Leonard was like that. People felt seen by him, and they loved and revered him as a great moral rabbinic leader. He was as eloquent a writer and speaker as there was in the American rabbinate. Strangely, Leonard didn’t think he was a very good writer. He was so wrong. He was among the most thoughtful and moving writers and thinkers that there was on the American Jewish scene.
Leonard drew liberally from the visions of the Biblical prophets and classic Jewish text while weaving poetry and other literary sources together as he reflected about what it means to be human, moral and accountable. He was tortured by the suffering of the innocent. He loved Israel but didn’t spared his moral critique of Israeli oppression of the Palestinians under occupation.
Leonard served as a US Marine during World War II and he fought while studying at the Hebrew University in Jerusalem before and during Israel’s Independence War.
I asked him about the impact of his military service in those two wars. He explained that he served twice to test himself, and he came away a confirmed pacifist.
Reading “The Eternal Dissident,” especially at this time of year in the Hebrew month of Elul before the High Holidays, prepared me spiritually and morally to lead my congregation for the last time before I retire next year. Leonard’s soft yet powerful and resonant moral voice rings in my ears. Even in his death he has given me a precious gift.
The last time we shared lunch together was only a month after the end of the fighting in the 2014 Israeli-Hamas War in Gaza.

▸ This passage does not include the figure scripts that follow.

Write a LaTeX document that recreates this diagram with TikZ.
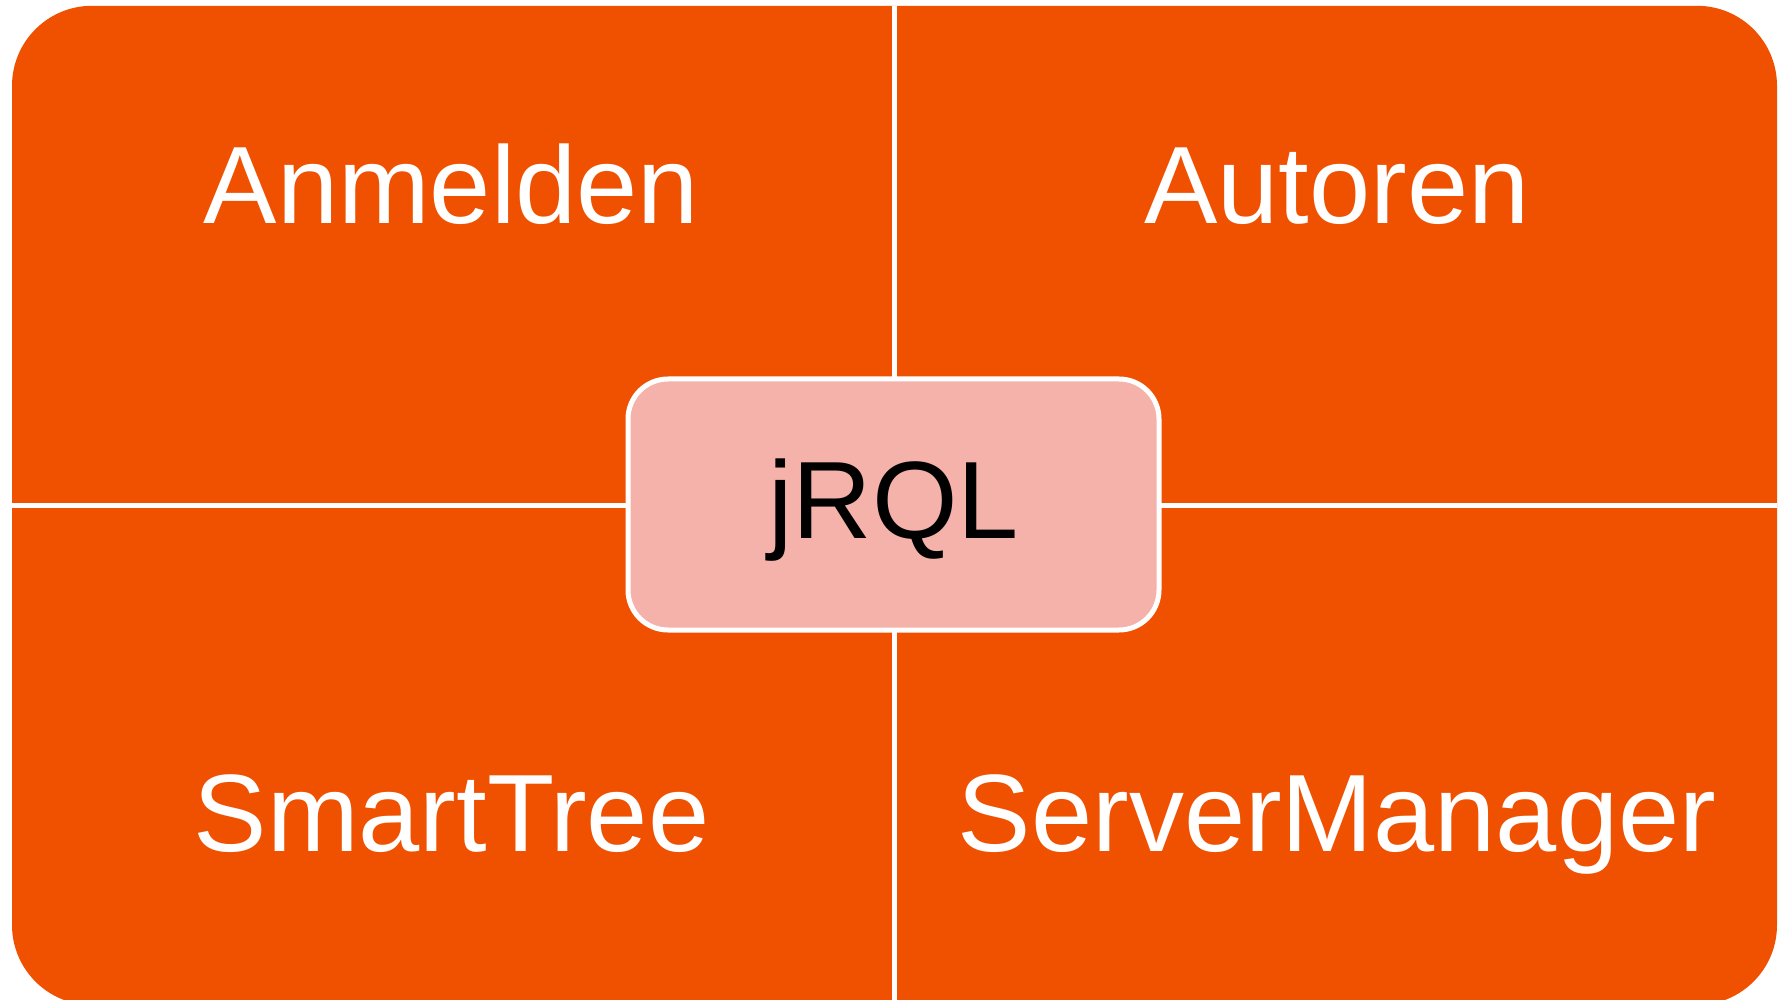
\documentclass[tikz,border=0pt]{standalone}
\usepackage{fontspec}
\setmainfont{Liberation Sans}
\definecolor{quadorange}{RGB}{240,81,0}
\definecolor{jrqlpink}{RGB}{245,178,170}

\begin{document}
\begin{tikzpicture}[x=0.5pt,y=-0.5pt]
\tikzstyle{every node}=[inner sep=0pt, outer sep=0pt]
\tikzstyle{quadtext}=[anchor=base, text=white, font=\fontsize{55}{60}\selectfont]
\tikzstyle{divider}=[draw=white, line width=2.5pt]
\useasboundingbox (0,0) rectangle (1779,1000);
\draw (894.5,505.4) node (frame) [fill=quadorange, rounded corners=40pt, minimum width=882.5pt, minimum height=499.6pt] {};
\draw[divider] (frame.north) -- (frame.south);
\draw[divider] (frame.west) -- (frame.east);
\draw (893.5,504.5) node (jrql) [draw=white, line width=2.5pt, fill=jrqlpink, rounded corners=20pt, minimum width=265.5pt, minimum height=125.5pt, text height=45pt, text depth=11.5pt, font=\fontsize{55}{60}\selectfont] {jRQL};
\draw (451.5,224) node (anmelden) [quadtext] {Anmelden};
\draw (1337,224) node (autoren) [quadtext] {Autoren};
\draw (451.5,851) node (smarttree) [quadtext] {SmartTree};
\draw (1337,851) node (servermanager) [quadtext] {ServerManager};
\end{tikzpicture}
\end{document}
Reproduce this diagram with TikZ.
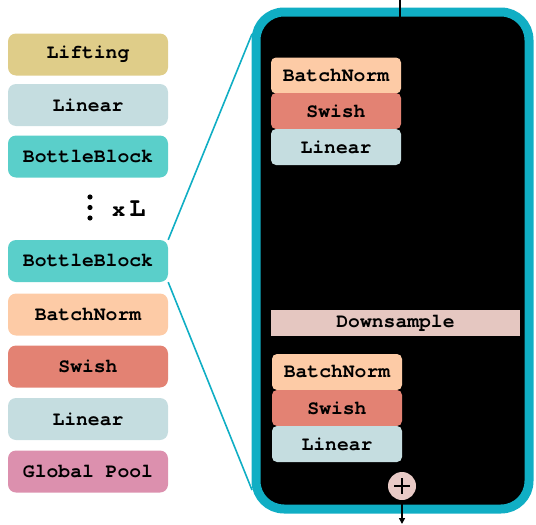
\documentclass[tikz,border=0pt]{standalone}
\usepackage{fontspec}
\setmonofont{TeX Gyre Cursor}
\usetikzlibrary{arrows.meta,calc}
\definecolor{cLift}{HTML}{DFCD89}
\definecolor{cLin}{HTML}{C5DDE0}
\definecolor{cBB}{HTML}{5ACFCA}
\definecolor{cBN}{HTML}{FDCBA6}
\definecolor{cSw}{HTML}{E38273}
\definecolor{cGP}{HTML}{DC90AE}
\definecolor{cTeal}{HTML}{10AEC4}
\definecolor{cDown}{HTML}{E5C7C1}
\definecolor{cPlus}{HTML}{E8CAC6}
\tikzset{
  lbl/.style={font=\ttfamily\bfseries\fontsize{19.7}{20}\selectfont, text=black, inner sep=0pt},
  leftbox/.style={lbl, rounded corners=8pt, minimum width=160pt, minimum height=42pt},
  inbox/.style={lbl, rounded corners=5pt, minimum width=130pt, minimum height=36pt},
}
\begin{document}
\begin{tikzpicture}[x=1pt,y=-1pt]
\useasboundingbox (0,0) rectangle (536,525);
% left column
\node[leftbox, fill=cLift] (lift) at (88,54.5) {Lifting};
\node[leftbox, fill=cLin] (lin1) at (88,105) {Linear};
\node[leftbox, fill=cBB] (bb1) at (88,156.5) {BottleBlock};
\node[leftbox, fill=cBB] (bb2) at (88,261) {BottleBlock};
\node[leftbox, fill=cBN] (bn1) at (88,314.5) {BatchNorm};
\node[leftbox, fill=cSw] (sw1) at (88,366.5) {Swish};
\node[leftbox, fill=cLin] (lin2) at (88,419) {Linear};
\node[leftbox, fill=cGP] (gp) at (88,471.5) {Global Pool};
% dots and xL
\fill (90,197) circle (2.6pt) (90,207.5) circle (2.6pt) (90,218) circle (2.6pt);
\node[lbl, font=\ttfamily\bfseries\fontsize{22}{22}\selectfont, anchor=base west] (xl) at (112,216) {x\kern4pt{\fontsize{27}{27}\selectfont L}};
% big block
\node[draw=cTeal, fill=black, line width=9pt, rounded corners=28pt, minimum width=273pt, minimum height=497pt, inner sep=0pt] (blk) at (392.5,260.5) {};
\coordinate (zt) at (252,34);
\coordinate (zb) at (252,490);
\draw[cTeal, line width=1.6pt] (bb2.north east) -- (zt);
\draw[cTeal, line width=1.6pt] (bb2.south east) -- (zb);
% top input line
\coordinate (tin) at (400,0);
\coordinate (tend) at (400,17);
\draw[black, line width=2pt] (tin) -- (tend);
% inner boxes
\node[inbox, fill=cBN] (ibn1) at (336,75.5) {BatchNorm};
\node[inbox, fill=cSw] (isw1) at (336,111) {Swish};
\node[inbox, fill=cLin] (ilin1) at (336,147) {Linear};
\node[lbl, fill=cDown, minimum width=249pt, minimum height=26pt] (down) at (395.5,323) {Downsample};
\node[inbox, fill=cBN] (ibn2) at (337,372) {BatchNorm};
\node[inbox, fill=cSw] (isw2) at (337,408) {Swish};
\node[inbox, fill=cLin] (ilin2) at (337,444) {Linear};
% plus
\node[circle, fill=cPlus, minimum size=28pt, inner sep=0pt] (plus) at (402,486) {};
\draw[black, line width=2.2pt] ($(plus.center)+(-8,0)$) -- ($(plus.center)+(8,0)$);
\draw[black, line width=2.2pt] ($(plus.center)+(0,-8)$) -- ($(plus.center)+(0,8)$);
\coordinate (out) at (402,524);
\draw[black, line width=1.6pt, -{Triangle[length=6pt,width=6pt]}] (plus.south) -- (out);
\end{tikzpicture}
\end{document}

He and I both were preparing to speak about the war (we did so very differently). His sermon was highly critical of Israel even as he acknowledged the brutality of Hamas. For me, his pacifism was a conundrum of conflict. But he did not budge from his moral convictions.
I wrote to David Myers (the editor of the volume and Leonard’s dear friend) and Leonard’s widow, Joan, when I finished reading the book this week to thank them for producing this extraordinary volume.
A better model of a man, a more courageous religious leader, and a kinder, more sensitive and provocative rabbi there has not been in the American rabbinate in my memory.
This book ought to be read by every religious leader in every faith tradition, and by atheists and skeptics too. Few works are as important as this one, and I recommend it without hesitation. You can find it on beermanfoundation.org.
I mourn still the loss of Rabbi Leonard Beerman. His life, however, is impressed on my heart and in my mind and soul and always will be. In this I know I am not alone.